Nevertheless, the Corral retirement was a huge blow to FreeNAS and many users lost their trust in the project. Its successor: FreeNAS 11 sported an half-baked alpha user interface and a few new features, most notably support for Virtual Machines. Of course the project has had better years, but here comes FreeNAS 11.1 that might put FreeNAS back on its rails.

FreeNAS 11.1 new features

FreeNAS 11.1 is an exciting new release which aims to win back the trust of many users after the Corral incident. Here’s an excerpt directly from the release notes:

  • The base operating system has been updated to FreeBSD 11.1-STABLE. This brings in many new features and drivers.
  • There have been many improvements to OpenZFS. Users should notice a significant speed difference when listing a large number of snapshots or when deleting multiple snapshots and large files.
  • The algorithm used for scrubs and resilvers has received many improvements which will be most noticeable on fragmented pools.
  • Samba has been patched to address these security vulnerabilities.
  • OpenVPN has been updated to version 2.4.3.
  • The system now sends an email when a scrub finishes.
  • The system will issue an alert if the system reboots itself.
  • Cloud Credentials has been added to System. This can be used to provide a secure connection to a cloud services providers. Supported services include Amazon S3, Azure Blob Storage, Backblaze B2, and Google Cloud Storage.
  • Cloud Sync has been added to Tasks and can be used to synchronize files or directories to remote cloud storage providers with a specified transfer mode.

Other notable features:

  • The (new) user interface was polished and entered the beta stage, it now supports theming. Overall it still lags behind the classical interface, feature-par is expected for the next release: FreeNAS 11.2 .
  • Docker “VM”s have been added in the relative Virtual Machine section. Although Docker is a containerization technology rather than proper virtualization, FreeNAS now offers a VM-like approach to Docker containers. This process uses RancherOS under the hood.

Conclusion

The FreeNAS project has been kind of silent in the past months, and the FreeNAS 11 release hasn’t been welcomed as the previous releases by the community. Many users (including me) have lost a bit of trust, and many others have entirely switched operating system for their NAS. I’ve seen quite a few users waiting before upgrading to newer FreeNAS version out of caution.

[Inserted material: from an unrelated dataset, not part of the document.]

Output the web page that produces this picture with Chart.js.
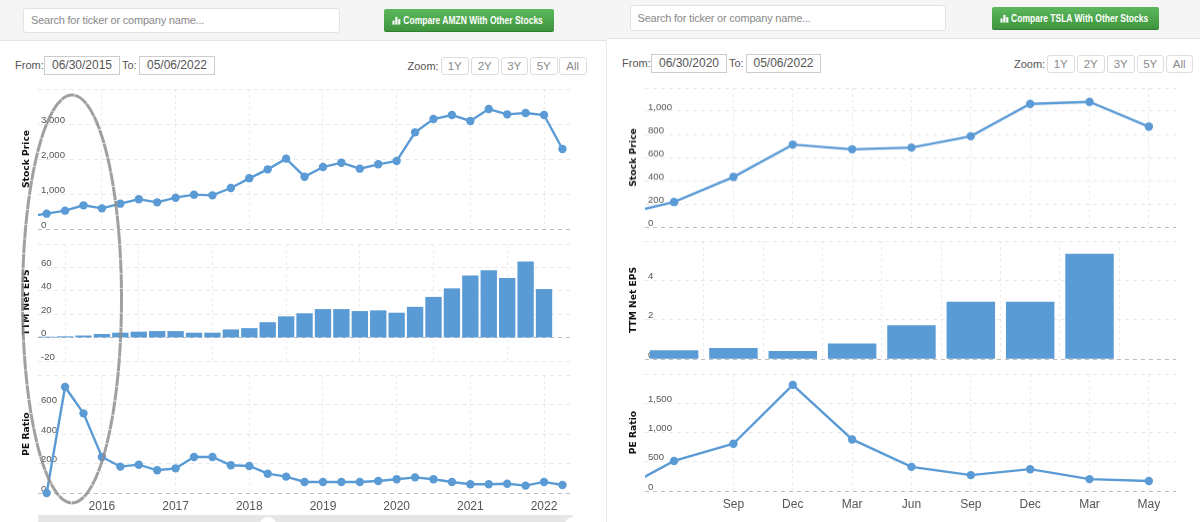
<!DOCTYPE html>
<html><head><meta charset="utf-8">
<script src="https://cdn.jsdelivr.net/npm/chart.js@4"></script>
<style>
html,body{margin:0;padding:0;background:#fff;width:1200px;height:522px;overflow:hidden;font-family:"Liberation Sans",Arial,sans-serif;}
.abs{position:absolute;box-sizing:border-box;}
.band{background:#f5f5f5;border-bottom:1px solid #e4e4e4;}
.search{background:#fff;border:1px solid #e3e3e3;border-radius:3px;color:#8a8a8a;font-size:11px;letter-spacing:-0.2px;padding-left:7px;display:flex;align-items:center;white-space:nowrap;}
.btn{background:linear-gradient(#5cb85c,#3e953e);border-bottom:1px solid #2f7d2f;border-radius:2px;color:#fff;font:bold 10.5px "Liberation Sans",sans-serif;display:flex;align-items:center;justify-content:center;white-space:nowrap;}
.btn span{display:inline-block;transform:scaleX(.81);transform-origin:center;margin:0 -14px;}
.lbl{color:#555;font-size:11px;line-height:18px;white-space:nowrap;}
.inp{border:1px solid #ccc;color:#555;font-size:12px;text-align:center;line-height:17px;}
.zb{border:1px solid #ddd;border-radius:3px;color:#8a8a8a;font-size:11.5px;text-align:center;line-height:17px;background:#fff;}
canvas{position:absolute;display:block;}
svg{position:absolute;left:0;top:0;pointer-events:none;}
</style></head><body>
<div id="chrome"></div>
<div id="charts"></div>
<svg width="1200" height="522"><ellipse cx="72" cy="299" rx="49.5" ry="204" fill="none" stroke="#8f8f8f" stroke-width="3" stroke-opacity="0.85" stroke-dasharray="14 0.6"/></svg>
<script>
// ---------- AMZN (left) ----------
const amznQuarterLabels = {3:'2016',7:'2017',11:'2018',15:'2019',19:'2020',23:'2021',27:'2022'};
const amznPriceLead = 398;
const amznPrice = [438,524,676,590,724,848,762,895,981,962,1171,1448,1705,2010,1495,1771,1895,1724,1848,1943,2762,3143,3257,3086,3429,3276,3314,3257,2286];
const amznEps = [0.5,0.8,1.5,2.8,3.9,4.8,5.3,5.3,3.9,3.9,6.7,7.8,12.9,17.9,20.5,24.1,24.1,22.4,23,21,26,34.5,41.8,52.7,57.2,50.7,64.8,41.2];
const amznPe = [0,719,540,244,179,192,154,167,244,244,188,183,131,111,75,75,75,75,81,93,106,93,75,59,59,63,50,75,54];
const amznPriceTicks = [0,1000,2000,3000,4000];
const amznEpsTicks = [-20,0,20,40,60,80];
const amznPeTicks = [0,200,400,600,800];
// ---------- TSLA (right) ----------
const tslaTickLabels = {1:'Sep',2:'Dec',3:'Mar',4:'Jun',5:'Sep',6:'Dec',7:'Mar',8:'May'};
const tslaPriceLead = 155;
const tslaPrice = [216,432,712,671,686,784,1063,1081,867];
const tslaEps = [0.43,0.54,0.39,0.77,1.7,2.89,2.89,5.34];
const tslaPeLead = 240;
const tslaPe = [514,808,1814,881,412,271,373,203,170];
const tslaPriceTicks = [0,200,400,600,800,1000,1200];
const tslaEpsTicks = [0,2,4,6];
const tslaPeTicks = [0,500,1000,1500,2000];

const BLUE = '#5b9bd5';
const AXIS_W = 23, PAD = 3;
const host = document.getElementById('charts');

function makeChart(o){
  const c = document.createElement('canvas');
  const bottomH = o.labels ? 26 : 2;
  const W = o.right - o.left + AXIS_W + PAD, H = o.bottom - o.top + PAD + bottomH;
  c.width = W; c.height = H;
  c.style.left = (o.left - AXIS_W) + 'px'; c.style.top = (o.top - PAD) + 'px';
  c.style.width = W + 'px'; c.style.height = H + 'px';
  host.appendChild(c);
  const pts = o.values.map((y,i)=>({x:i,y}));
  if (o.lead != null) pts.unshift({x:-0.5,y:o.lead});
  const hasLead = o.lead != null;
  const ds = {data:pts, backgroundColor:BLUE, borderColor:BLUE};
  if (o.type === 'line') {
    Object.assign(ds,{borderWidth:2.4,tension:0,pointBackgroundColor:BLUE,pointBorderColor:BLUE,pointBorderWidth:0,
      pointRadius:ctx=>(hasLead&&ctx.dataIndex===0)?0:4.2,clip:{left:0,right:0,top:8,bottom:8}});
  } else {
    Object.assign(ds,{barThickness:o.bar,borderWidth:0});
  }
  const yT = o.yTicks, yMax = yT[yT.length-1];
  new Chart(c,{
    type:o.type,
    data:{datasets:[ds]},
    options:{
      responsive:false,animation:false,devicePixelRatio:1,
      layout:{autoPadding:false,padding:{top:PAD,right:PAD,left:0,bottom:0}},
      plugins:{legend:{display:false},tooltip:{enabled:false}},
      scales:{
        x:{type:'linear',offset:false,min:o.xMin,max:o.xMax,
          afterBuildTicks:s=>{s.ticks=Object.keys(o.xLabels).map(k=>({value:+k}));},
          afterFit:s=>{s.height=bottomH;s.paddingLeft=0;s.paddingRight=0;},
          border:{display:false,dash:[3,3]},
          grid:{color:'#ececec',lineWidth:1,tickLength:0,drawTicks:false},
          ticks:{display:!!o.labels,autoSkip:false,maxRotation:0,padding:6,color:'#555',
            font:{family:'"Liberation Sans"',size:12},callback:v=>o.xLabels[v]||''}
        },
        y:{type:'linear',min:yT[0],max:yMax,
          afterBuildTicks:s=>{s.ticks=yT.map(v=>({value:v}));},
          afterFit:s=>{s.width=AXIS_W;s.paddingTop=0;s.paddingBottom=0;},
          border:{display:false,dash:[4,4]},
          grid:{drawTicks:false,tickLength:0,lineWidth:1,
            color:ctx=>ctx.tick&&ctx.tick.value===0?'#bcbcbc':'#e8e8e8'},
          title:{display:true,text:o.title,color:'#111',padding:{top:6,bottom:0},
            font:{family:'"DejaVu Sans"',size:9.2,weight:'bold'}},
          ticks:{mirror:true,padding:3,labelOffset:-4,color:'#555',autoSkip:false,
            font:{family:'"Liberation Sans"',size:9.6},
            callback:v=>v===yMax?'':v.toLocaleString('en-US')}
        }
      }
    }
  });
}

const L = {left:38,right:570,xMin:-0.47,xMax:28.41,xLabels:amznQuarterLabels};
makeChart({...L,top:89,bottom:229,type:'line',values:amznPrice,lead:amznPriceLead,yTicks:amznPriceTicks,title:'Stock Price'});
makeChart({...L,top:243.7,bottom:361.3,type:'bar',bar:15.7,values:amznEps,yTicks:amznEpsTicks,title:'TTM Net EPS'});
makeChart({...L,top:375.3,bottom:493.3,type:'line',values:amznPe,yTicks:amznPeTicks,title:'PE Ratio',labels:true});

const R = {left:645,right:1176,xMin:-0.49,xMax:8.457,xLabels:tslaTickLabels};
makeChart({...R,top:87.8,bottom:226.7,type:'line',values:tslaPrice,lead:tslaPriceLead,yTicks:tslaPriceTicks,title:'Stock Price'});
makeChart({...R,top:240.7,bottom:359,type:'bar',bar:47.8,values:tslaEps,yTicks:tslaEpsTicks,title:'TTM Net EPS'});
makeChart({...R,top:373.7,bottom:491.3,type:'line',values:tslaPe,lead:tslaPeLead,yTicks:tslaPeTicks,title:'PE Ratio',labels:true});

// ---------- page furniture ----------
const chrome = document.getElementById('chrome');
function box(cls,x,y,w,h,txt,extra){
  const d=document.createElement('div');d.className='abs '+cls;
  d.style.cssText+=`left:${x}px;top:${y}px;width:${w}px;height:${h}px;`+(extra||'');
  if(txt!=null)d.innerHTML=txt;chrome.appendChild(d);return d;
}
const icon='<svg style="position:static" width="9" height="9" viewBox="0 0 10 10"><rect x="0.5" y="5" width="2.4" height="4.5" fill="#fff"/><rect x="3.7" y="1" width="2.4" height="8.5" fill="#fff"/><rect x="6.9" y="3.5" width="2.4" height="6" fill="#fff"/></svg>';
box('band',0,0,606.5,41);
box('band',607,0,593,38.5);
box('',606,40,1,482,null,'background:#ececec;');
box('search',23,8,317,24.5,'Search for ticker or company name...');
box('btn',383.5,9,170.5,23,icon+'<span>Compare AMZN With Other Stocks</span>');
box('lbl',15,56,30,18,'From:');
box('inp',44,56,76,19,'06/30/2015');
box('lbl',122,56,20,18,'To:');
box('inp',139,56,76,19,'05/06/2022');
box('lbl',407.5,57,34,18,'Zoom:');
[[441,'1Y'],[471,'2Y'],[500.5,'3Y'],[530,'5Y'],[559,'All']].forEach(b=>box('zb',b[0],57,27.5,18,b[1]));
box('search',629.5,5,316.5,26,'Search for ticker or company name...');
box('btn',992,7,167,23,icon+'<span>Compare TSLA With Other Stocks</span>');
box('lbl',622,54,30,18,'From:');
box('inp',651,54,76,19,'06/30/2020');
box('lbl',729,54,20,18,'To:');
box('inp',746,54,75,19,'05/06/2022');
box('lbl',1014,55,34,18,'Zoom:');
[[1047,'1Y'],[1077,'2Y'],[1107,'3Y'],[1136.5,'5Y'],[1165.5,'All']].forEach(b=>box('zb',b[0],55,27.5,18,b[1]));
box('',38,515,535,7,null,'background:#e6e6e6;');
box('',260,517,16,16,null,'background:#fff;border-radius:50%;');
box('',565,517,16,16,null,'background:#fff;border-radius:50%;');
</script>
</body></html>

On the other hand FreeNAS 11.1 looks more promising and polished compared to FreeNAS 11. I must say that the new interface isn’t yet on-par with the classical interface, but it is steadily improving, and in the long term I believe it may become more appealing than Corral (it will make me forget). Important features like Docker  and Cloud sync support are slowly coming in the game once again, and that’s a pretty good signal.

In conclusion, FreeNAS 11.1 still lags behind Corral and the whole FreeNAS project is still suffering, but I do think they’re getting back on the right track.